## Dataset excerpt

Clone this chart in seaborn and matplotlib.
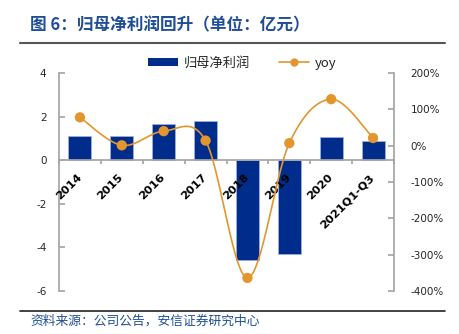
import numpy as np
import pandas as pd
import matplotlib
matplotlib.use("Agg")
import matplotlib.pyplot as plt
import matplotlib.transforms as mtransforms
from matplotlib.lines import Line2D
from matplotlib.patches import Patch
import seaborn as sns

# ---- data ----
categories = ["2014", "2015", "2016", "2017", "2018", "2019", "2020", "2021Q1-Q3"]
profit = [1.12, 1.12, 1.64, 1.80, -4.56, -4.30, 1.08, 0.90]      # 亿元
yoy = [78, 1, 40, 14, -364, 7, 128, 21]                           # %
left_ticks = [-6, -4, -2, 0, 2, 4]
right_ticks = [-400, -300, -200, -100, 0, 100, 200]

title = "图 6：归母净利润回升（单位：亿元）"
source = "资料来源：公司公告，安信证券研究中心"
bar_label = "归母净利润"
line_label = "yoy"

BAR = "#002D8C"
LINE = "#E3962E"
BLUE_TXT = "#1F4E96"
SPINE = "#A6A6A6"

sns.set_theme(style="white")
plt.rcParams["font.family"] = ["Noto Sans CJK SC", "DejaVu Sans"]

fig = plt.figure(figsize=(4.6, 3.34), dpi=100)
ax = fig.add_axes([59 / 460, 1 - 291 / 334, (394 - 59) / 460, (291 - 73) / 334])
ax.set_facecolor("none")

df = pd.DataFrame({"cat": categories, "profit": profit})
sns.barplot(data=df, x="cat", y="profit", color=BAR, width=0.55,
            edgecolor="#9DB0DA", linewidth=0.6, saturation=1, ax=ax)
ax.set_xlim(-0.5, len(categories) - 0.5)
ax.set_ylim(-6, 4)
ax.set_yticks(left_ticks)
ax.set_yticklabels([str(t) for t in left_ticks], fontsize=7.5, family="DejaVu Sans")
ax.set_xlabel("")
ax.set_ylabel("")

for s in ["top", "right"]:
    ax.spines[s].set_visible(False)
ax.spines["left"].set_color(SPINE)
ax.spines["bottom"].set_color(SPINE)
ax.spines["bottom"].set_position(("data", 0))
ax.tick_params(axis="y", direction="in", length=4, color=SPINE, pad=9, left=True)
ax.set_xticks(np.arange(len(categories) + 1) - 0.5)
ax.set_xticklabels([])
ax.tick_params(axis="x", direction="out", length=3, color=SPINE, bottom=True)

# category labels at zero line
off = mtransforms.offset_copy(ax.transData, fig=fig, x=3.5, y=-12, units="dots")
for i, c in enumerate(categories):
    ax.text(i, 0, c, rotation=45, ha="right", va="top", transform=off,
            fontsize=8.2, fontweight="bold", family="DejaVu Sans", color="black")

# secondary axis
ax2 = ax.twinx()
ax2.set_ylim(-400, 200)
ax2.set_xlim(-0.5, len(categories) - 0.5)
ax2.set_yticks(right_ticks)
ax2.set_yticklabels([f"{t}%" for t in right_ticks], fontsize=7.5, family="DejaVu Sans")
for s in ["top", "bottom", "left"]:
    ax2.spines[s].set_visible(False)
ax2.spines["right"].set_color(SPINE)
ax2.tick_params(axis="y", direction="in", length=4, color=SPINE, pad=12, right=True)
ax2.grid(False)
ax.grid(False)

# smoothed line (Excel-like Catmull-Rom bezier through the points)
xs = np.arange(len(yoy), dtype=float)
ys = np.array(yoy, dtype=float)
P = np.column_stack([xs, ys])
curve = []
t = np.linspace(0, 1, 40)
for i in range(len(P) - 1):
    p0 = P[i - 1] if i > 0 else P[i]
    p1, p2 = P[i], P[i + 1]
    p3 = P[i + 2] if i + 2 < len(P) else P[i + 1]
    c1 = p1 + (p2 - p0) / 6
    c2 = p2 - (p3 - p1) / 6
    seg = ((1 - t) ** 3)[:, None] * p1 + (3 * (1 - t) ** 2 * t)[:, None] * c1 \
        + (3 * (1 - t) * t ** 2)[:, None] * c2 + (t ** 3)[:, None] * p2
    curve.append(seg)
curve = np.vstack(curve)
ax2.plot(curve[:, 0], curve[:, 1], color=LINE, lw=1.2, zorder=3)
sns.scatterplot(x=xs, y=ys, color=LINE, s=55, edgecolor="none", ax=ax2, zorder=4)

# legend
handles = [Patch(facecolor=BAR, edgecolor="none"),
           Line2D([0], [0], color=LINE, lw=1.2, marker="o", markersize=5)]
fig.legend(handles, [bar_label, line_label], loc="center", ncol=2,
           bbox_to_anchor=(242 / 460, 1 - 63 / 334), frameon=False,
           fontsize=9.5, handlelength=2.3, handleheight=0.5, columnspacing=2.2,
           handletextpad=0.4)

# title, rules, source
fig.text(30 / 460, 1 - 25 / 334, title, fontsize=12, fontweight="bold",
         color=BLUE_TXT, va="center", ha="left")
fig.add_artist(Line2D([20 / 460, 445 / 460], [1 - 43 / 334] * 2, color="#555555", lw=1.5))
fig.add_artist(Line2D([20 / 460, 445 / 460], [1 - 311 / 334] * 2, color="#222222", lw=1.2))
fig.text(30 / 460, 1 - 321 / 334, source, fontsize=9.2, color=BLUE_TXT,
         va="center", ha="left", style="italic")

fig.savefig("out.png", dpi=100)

## Exercise
Write out again exactly the lines from the start of the data above through the line containing "length=3, color=SPINE, bottom=True)", inclusive, excluding any pictures.

## Task result
Clone this chart in seaborn and matplotlib.
import numpy as np
import pandas as pd
import matplotlib
matplotlib.use("Agg")
import matplotlib.pyplot as plt
import matplotlib.transforms as mtransforms
from matplotlib.lines import Line2D
from matplotlib.patches import Patch
import seaborn as sns

# ---- data ----
categories = ["2014", "2015", "2016", "2017", "2018", "2019", "2020", "2021Q1-Q3"]
profit = [1.12, 1.12, 1.64, 1.80, -4.56, -4.30, 1.08, 0.90]      # 亿元
yoy = [78, 1, 40, 14, -364, 7, 128, 21]                           # %
left_ticks = [-6, -4, -2, 0, 2, 4]
right_ticks = [-400, -300, -200, -100, 0, 100, 200]

title = "图 6：归母净利润回升（单位：亿元）"
source = "资料来源：公司公告，安信证券研究中心"
bar_label = "归母净利润"
line_label = "yoy"

BAR = "#002D8C"
LINE = "#E3962E"
BLUE_TXT = "#1F4E96"
SPINE = "#A6A6A6"

sns.set_theme(style="white")
plt.rcParams["font.family"] = ["Noto Sans CJK SC", "DejaVu Sans"]

fig = plt.figure(figsize=(4.6, 3.34), dpi=100)
ax = fig.add_axes([59 / 460, 1 - 291 / 334, (394 - 59) / 460, (291 - 73) / 334])
ax.set_facecolor("none")

df = pd.DataFrame({"cat": categories, "profit": profit})
sns.barplot(data=df, x="cat", y="profit", color=BAR, width=0.55,
            edgecolor="#9DB0DA", linewidth=0.6, saturation=1, ax=ax)
ax.set_xlim(-0.5, len(categories) - 0.5)
ax.set_ylim(-6, 4)
ax.set_yticks(left_ticks)
ax.set_yticklabels([str(t) for t in left_ticks], fontsize=7.5, family="DejaVu Sans")
ax.set_xlabel("")
ax.set_ylabel("")

for s in ["top", "right"]:
    ax.spines[s].set_visible(False)
ax.spines["left"].set_color(SPINE)
ax.spines["bottom"].set_color(SPINE)
ax.spines["bottom"].set_position(("data", 0))
ax.tick_params(axis="y", direction="in", length=4, color=SPINE, pad=9, left=True)
ax.set_xticks(np.arange(len(categories) + 1) - 0.5)
ax.set_xticklabels([])
ax.tick_params(axis="x", direction="out", length=3, color=SPINE, bottom=True)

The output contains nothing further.